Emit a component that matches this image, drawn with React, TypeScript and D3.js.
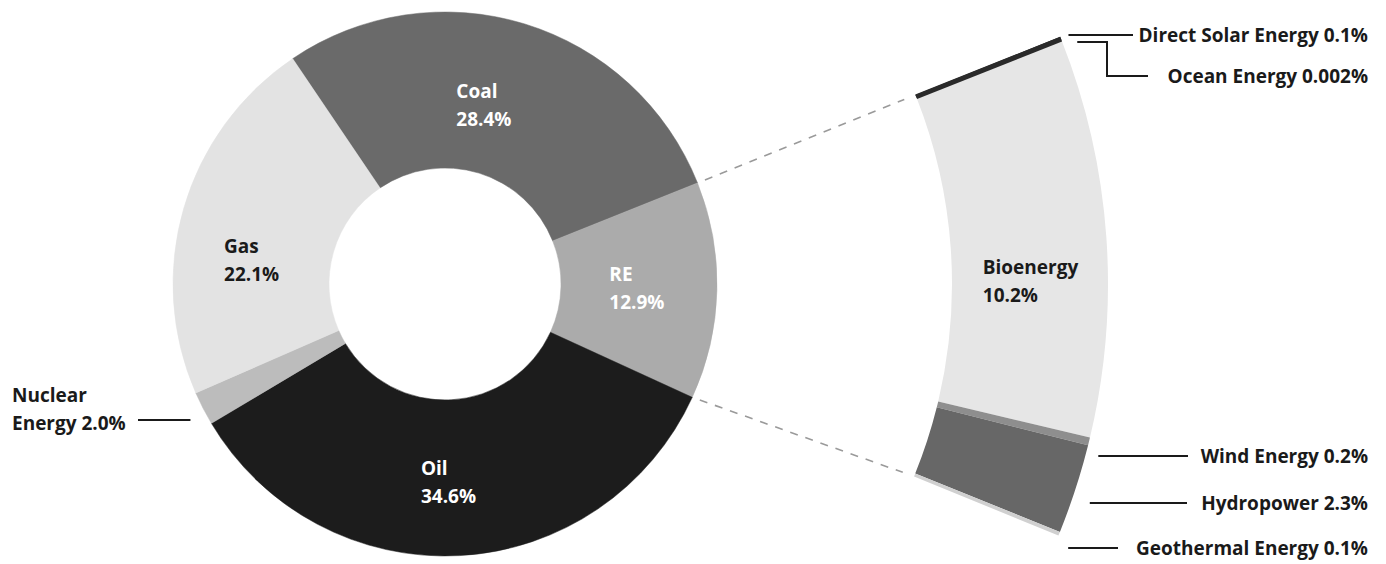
import React, { useEffect, useRef } from 'react';
import * as d3 from 'd3';

const W = 1386;
const H = 564;

// Main donut: primary energy supply shares
const mainCategories = ['Coal', 'RE', 'Oil', 'Nuclear Energy', 'Gas'];
const mainValues = [28.4, 12.9, 34.6, 2.0, 22.1];
const mainValueLabels = ['28.4%', '12.9%', '34.6%', '2.0%', '22.1%'];

// Renewable energy breakdown (exploded band)
const reCategories = ['Direct Solar Energy', 'Ocean Energy', 'Bioenergy', 'Wind Energy', 'Hydropower', 'Geothermal Energy'];
const reValues = [0.1, 0.002, 10.2, 0.2, 2.3, 0.1];
const reValueLabels = ['0.1%', '0.002%', '10.2%', '0.2%', '2.3%', '0.1%'];

// ---- styles / layout (kept apart from data) ----
const mainColors: Record<string, string> = {
  Coal: '#6a6a6a',
  RE: '#ababab',
  Oil: '#1c1c1c',
  'Nuclear Energy': '#bcbcbc',
  Gas: '#e3e3e3',
};
const reColors: Record<string, string> = {
  'Direct Solar Energy': '#2a2a2a',
  'Ocean Energy': '#2a2a2a',
  Bioenergy: '#e6e6e6',
  'Wind Energy': '#8e8e8e',
  Hydropower: '#676767',
  'Geothermal Energy': '#d0d0d0',
};
const whiteText = new Set(['Coal', 'RE', 'Oil']);
const FONT = "'Open Sans', 'DejaVu Sans', sans-serif";
const FS = 19;
const LINE = 28;

const deg = (d: number) => (d * Math.PI) / 180;

export default function App() {
  const ref = useRef<SVGSVGElement | null>(null);

  useEffect(() => {
    const svg = d3.select(ref.current);
    svg.selectAll('*').remove();

    const cx = 445;
    const cy = 284;
    const r0 = 116;
    const r1 = 272;
    const start = deg(-34.06);

    const pie = d3
      .pie<number>()
      .sort(null)
      .value((d) => d)
      .startAngle(start)
      .endAngle(start + Math.PI * 2);
    const arcs = pie(mainValues);
    const arc = d3.arc<d3.PieArcDatum<number>>().innerRadius(r0).outerRadius(r1);

    const g = svg.append('g').attr('transform', `translate(${cx},${cy})`);
    g.selectAll('path.main')
      .data(arcs)
      .join('path')
      .attr('class', 'main')
      .attr('d', arc as any)
      .attr('fill', (_, i) => mainColors[mainCategories[i]])
      .attr('stroke', (_, i) => mainColors[mainCategories[i]])
      .attr('stroke-width', 0.5);

    // Band (exploded RE)
    const reIdx = mainCategories.indexOf('RE');
    const bandStart = deg(68.1);
    const bandEnd = deg(112.3);
    const br0 = 507;
    const br1 = 663;
    const bandPie = d3
      .pie<number>()
      .sort(null)
      .value((d) => d)
      .startAngle(bandStart)
      .endAngle(bandEnd);
    const bandArcs = bandPie(reValues);
    const bandArc = d3.arc<d3.PieArcDatum<number>>().innerRadius(br0).outerRadius(br1);
    g.selectAll('path.band')
      .data(bandArcs)
      .join('path')
      .attr('class', 'band')
      .attr('d', bandArc as any)
      .attr('fill', (_, i) => reColors[reCategories[i]]);
    // solar edge line emphasised (thin segment)
    const solar = bandArcs[0];
    const pt = (a: number, r: number): [number, number] => [Math.sin(a) * r, -Math.cos(a) * r];
    g.append('line')
      .attr('x1', pt(solar.startAngle + 0.004, br0)[0])
      .attr('y1', pt(solar.startAngle + 0.004, br0)[1])
      .attr('x2', pt(solar.startAngle + 0.004, br1)[0])
      .attr('y2', pt(solar.startAngle + 0.004, br1)[1])
      .attr('stroke', reColors['Direct Solar Energy'])
      .attr('stroke-width', 5);

    // Dashed connectors
    const re = arcs[reIdx];
    const conns = [
      [pt(re.startAngle, r1), pt(bandStart, br0)],
      [pt(re.endAngle, r1), pt(bandEnd, br0)],
    ];
    conns.forEach(([a, b]) => {
      const dx = b[0] - a[0];
      const dy = b[1] - a[1];
      const L = Math.hypot(dx, dy);
      const gap1 = 8;
      const gap2 = 12;
      g.append('line')
        .attr('x1', a[0] + (dx / L) * gap1)
        .attr('y1', a[1] + (dy / L) * gap1)
        .attr('x2', b[0] - (dx / L) * gap2)
        .attr('y2', b[1] - (dy / L) * gap2)
        .attr('stroke', '#9a9a9a')
        .attr('stroke-width', 1.6)
        .attr('stroke-dasharray', '8 8');
    });

    // Inner labels (two lines, left aligned, block centred on slice centroid + offset)
    const labelArc = d3.arc<d3.PieArcDatum<number>>().innerRadius(r0).outerRadius(r1);
    const mainOffsets: Record<string, [number, number]> = {
      Coal: [-18, 6],
      RE: [-2, -1],
      Oil: [-7, 4],
      Gas: [-7, 30],
    };
    const addBlock = (
      parent: d3.Selection<SVGGElement, unknown, null, undefined>,
      lines: string[],
      centerX: number,
      centerY: number,
      fill: string
    ) => {
      const t = parent
        .append('text')
        .attr('font-family', FONT)
        .attr('font-size', FS)
        .attr('font-weight', 700)
        .attr('fill', fill);
      lines.forEach((s, k) => {
        t.append('tspan').attr('x', 0).attr('y', k * LINE).text(s);
      });
      const node = t.node() as SVGTextElement;
      let w = 0;
      t.selectAll('tspan').each(function () {
        w = Math.max(w, (this as SVGTSpanElement).getComputedTextLength());
      });
      const left = centerX - w / 2;
      // vertical: cap top of line 1 ~ baseline-14, baseline of last line
      const blockTop = -14;
      const blockBottom = (lines.length - 1) * LINE;
      const top = centerY - (blockBottom - blockTop) / 2 - blockTop;
      t.selectAll('tspan').attr('x', left).attr('y', (_, k) => top + k * LINE);
      return node;
    };

    arcs.forEach((a, i) => {
      const name = mainCategories[i];
      if (name === 'Nuclear Energy') return;
      const [x, y] = labelArc.centroid(a);
      const off = mainOffsets[name] || [0, 0];
      addBlock(g as any, [name, mainValueLabels[i]], x + off[0], y + off[1], whiteText.has(name) ? '#ffffff' : '#1a1a1a');
    });

    // Bioenergy label inside band
    const bioIdx = reCategories.indexOf('Bioenergy');
    const bio = bandArcs[bioIdx];
    const bioC = d3.arc<d3.PieArcDatum<number>>().innerRadius(br0).outerRadius(br1).centroid(bio);
    addBlock(g as any, ['Bioenergy', reValueLabels[bioIdx]], bioC[0] + 2, bioC[1] + 39, '#1a1a1a');

    // Nuclear label (outside, left)
    const nucIdx = mainCategories.indexOf('Nuclear Energy');
    const gTop = svg.append('g');
    const nucLineY = 420;
    const nucCircleX = cx - Math.sqrt(r1 * r1 - (nucLineY - cy) ** 2);
    gTop
      .append('line')
      .attr('x1', 138)
      .attr('x2', nucCircleX - 19)
      .attr('y1', nucLineY)
      .attr('y2', nucLineY)
      .attr('stroke', '#1a1a1a')
      .attr('stroke-width', 2);
    const nt = gTop
      .append('text')
      .attr('font-family', FONT)
      .attr('font-size', FS)
      .attr('font-weight', 700)
      .attr('fill', '#1a1a1a');
    nt.append('tspan').attr('x', 12).attr('y', 402).text('Nuclear');
    nt.append('tspan').attr('x', 12).attr('y', 430).text(`Energy ${mainValueLabels[nucIdx]}`);

    // Right labels with leaders
    const textRight = 1368;
    const rightLayout: Record<string, { y: number; gap: number; x2: number }> = {
      'Direct Solar Energy': { y: 35, gap: 9, x2: 1133 },
      'Wind Energy': { y: 456, gap: 13, x2: 1188 },
      Hydropower: { y: 503, gap: 19, x2: 1187 },
      'Geothermal Energy': { y: 548, gap: 15, x2: 1118 },
    };
    const circleX = (y: number) => cx + Math.sqrt(br1 * br1 - (y - cy) ** 2);
    reCategories.forEach((name, i) => {
      if (name === 'Bioenergy') return;
      const text = `${name} ${reValueLabels[i]}`;
      if (name === 'Ocean Energy') {
        const y0 = 42;
        const x0 = circleX(y0) + 15;
        const yElbow = 76;
        gTop
          .append('path')
          .attr('d', `M${x0},${y0}H1107V${yElbow}H1148`)
          .attr('fill', 'none')
          .attr('stroke', '#1a1a1a')
          .attr('stroke-width', 2);
        gTop
          .append('text')
          .attr('x', textRight)
          .attr('y', yElbow + 7)
          .attr('text-anchor', 'end')
          .attr('font-family', FONT)
          .attr('font-size', FS)
          .attr('font-weight', 700)
          .attr('fill', '#1a1a1a')
          .text(text);
        return;
      }
      const L = rightLayout[name];
      gTop
        .append('line')
        .attr('x1', circleX(L.y) + L.gap)
        .attr('x2', L.x2)
        .attr('y1', L.y)
        .attr('y2', L.y)
        .attr('stroke', '#1a1a1a')
        .attr('stroke-width', 2);
      gTop
        .append('text')
        .attr('x', textRight)
        .attr('y', L.y + 7)
        .attr('text-anchor', 'end')
        .attr('font-family', FONT)
        .attr('font-size', FS)
        .attr('font-weight', 700)
        .attr('fill', '#1a1a1a')
        .text(text);
    });
  }, []);

  return (
    <svg
      ref={ref}
      width={W}
      height={H}
      style={{ position: 'absolute', left: 0, top: 0, background: '#ffffff', display: 'block' }}
    />
  );
}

■ ■ ■ ■ ■ ■ ■

Leave out the pictures and repeat the lines from the start of the material through the line with "['0.1%', '0.002%', '10.2%', '0.2%', '2.3%', '0.1%'];", inclusive.

> [Answer below]:
Emit a component that matches this image, drawn with React, TypeScript and D3.js.
import React, { useEffect, useRef } from 'react';
import * as d3 from 'd3';

const W = 1386;
const H = 564;

// Main donut: primary energy supply shares
const mainCategories = ['Coal', 'RE', 'Oil', 'Nuclear Energy', 'Gas'];
const mainValues = [28.4, 12.9, 34.6, 2.0, 22.1];
const mainValueLabels = ['28.4%', '12.9%', '34.6%', '2.0%', '22.1%'];

// Renewable energy breakdown (exploded band)
const reCategories = ['Direct Solar Energy', 'Ocean Energy', 'Bioenergy', 'Wind Energy', 'Hydropower', 'Geothermal Energy'];
const reValues = [0.1, 0.002, 10.2, 0.2, 2.3, 0.1];
const reValueLabels = ['0.1%', '0.002%', '10.2%', '0.2%', '2.3%', '0.1%'];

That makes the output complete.